The first doses of a vaccine from drug maker Moderna rolled into Wisconsin on Monday, and health systems across the state were expected to start administering the drug to health care workers as early Monday afternoon.
The Moderna vaccine will add 100,000 doses to the state’s vaccination effort as more shipments of Pfizer’s vaccine roll in. Though supply of both vaccines is less than were originally expected.
Last week the state learned that because of confusion on the federal level, the government would be shipping only 35,100 doses of the Pfizer vaccine this week, while last week the state received 49,727 doses.
It will be several months before the vaccine is available to the general public. Because both vaccines require two doses, it will take 11.6 million doses to vaccinate Wisconsin’s 5.8 million residents.
“We could have all the demand, and we could have the best system in the world,” said Julie Willems Van Dijk, deputy secretary of the state Department of Health Services. “And if we’re still only getting 35,000 doses (of Pfizer vaccine) a week, and we heard we’re not going to get 100,000 doses of Moderna next week … that’s not going to go very far.”
In an unexpected development, last week it was discovered that some of the five-dose glass vials containing the Pfizer vaccine contained a sixth dose, boosting the number of people who could get vaccinated.

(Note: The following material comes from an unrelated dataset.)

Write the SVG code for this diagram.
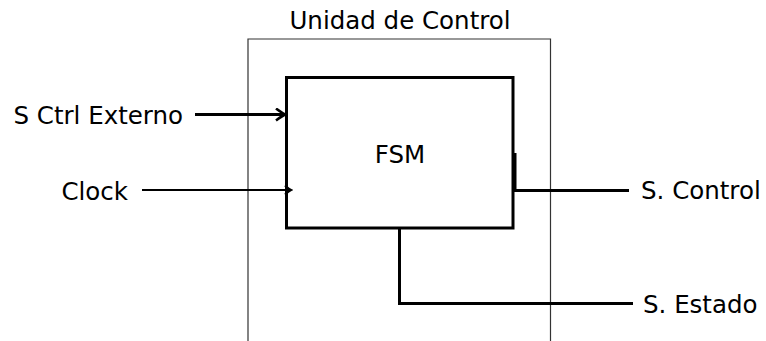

The vaccine allotments are overseen by the Centers for Disease Control and Prevention, and health officials across the nation have complained that late notice of shipment numbers is hampering planning efforts. Though Willems Van Dijk said the state expects about 35,000 doses of the Pfizer drug “for the next few weeks,” with new projections expected “sometime in January.”
It was unclear how many doses of the Moderna vaccine will arrive next week.
“Sometime after the first of the year the federal government will revisit this and give us better estimates of how much Pfizer vaccine and how much Moderna vaccine we’ll receive moving forward,” she said.
In coming months, Willems Van Dijk said, the process for receiving, storing and administering the vaccines is expected to improve.
"I can assure you, you are very quickly going to start to see rising numbers of vaccination," she said.
The lower numbers complicate the state’s plan to get more than 400,000 health care workers and about 57,000 skilled nursing home residents and staff vaccinated in the first phase of the vaccine rollout. After that will be essential workers, people with health problems that put them at risk for severe complications from COVID-19 infection and elderly people, though officials have said vaccinations of one group don’t have to be complete before moving onto other groups.
As of Monday morning, 10,358 nurses, doctors, respiratory therapists and other front-line medial staff had received the vaccine from Pfizer, which was approved by the U.S. Food and Drug administration on Dec. 11.
Vaccinations started at SSM Health St. Mary’s Hospital and University Hospital last week. SSM Health received its second shipment of the Pfizer vaccine on Monday. The company is vaccinating employees at St. Mary’s Hospital and hospitals the company owns in Fond du Lac and Waupun.
SSM reported Monday that it’s vaccinating between 500 and 600 employees a day and plans to open a vaccination site at its Monroe Clinic on Monday and other sites in coming days.
“We’re hoping that by sending the vaccine out to more vaccination sites that more health care workers across the state will have access to it, so we can begin vaccinating health care workers not just in main urban centers but across the state at large,” said Mo Kharbat, SSM Health vice president of pharmacy services.
UnityPoint-Meriter was the only Madison hospital that hadn’t started vaccinating employees last week, but the hospital received a shipment of the Pfizer vaccine on Monday.
“We actually just got our first shipment today and will be giving our first vaccination within the next couple of hours,” said spokeswoman Leah Huibregtse.
The Moderna vaccine, which gained emergency-use approval on Friday, was expected to arrive on Monday, Tuesday and Wednesday, more than doubling the amount of vaccine coming into the state.
Unlike the Pfizer vaccine, the Moderna version doesn’t have to be stored at ultra-cold temperatures, enabling it to be shipped directly to vaccinators rather than to hubs that have special freezers.
The federal program to vaccinate nursing home residents and staff is expected to start next week with 29,000 doses of the Moderna vaccine that have been set aside. The government has contracted Walgreens and CVS to administer the vaccine on-site.
There have been concerns about side effects from the Pfizer vaccine, with the most extreme reactions being anaphylactic shock, an often life-threatening allergic reaction, which can be treated with a shot of epinephrine. So far, no such reactions have been reported in Wisconsin.
“They’re finding that most people will wind up with a sore arm, some fatigue and headache, especially after the second shot, it’s much more common than the first shot,” said Thomas Haupt, a DHS research scientist and epidemiologist. “But we are really concerned mostly with severe reactions, the anaphylactic shock where you cannot breathe and you require medical attention very quickly.”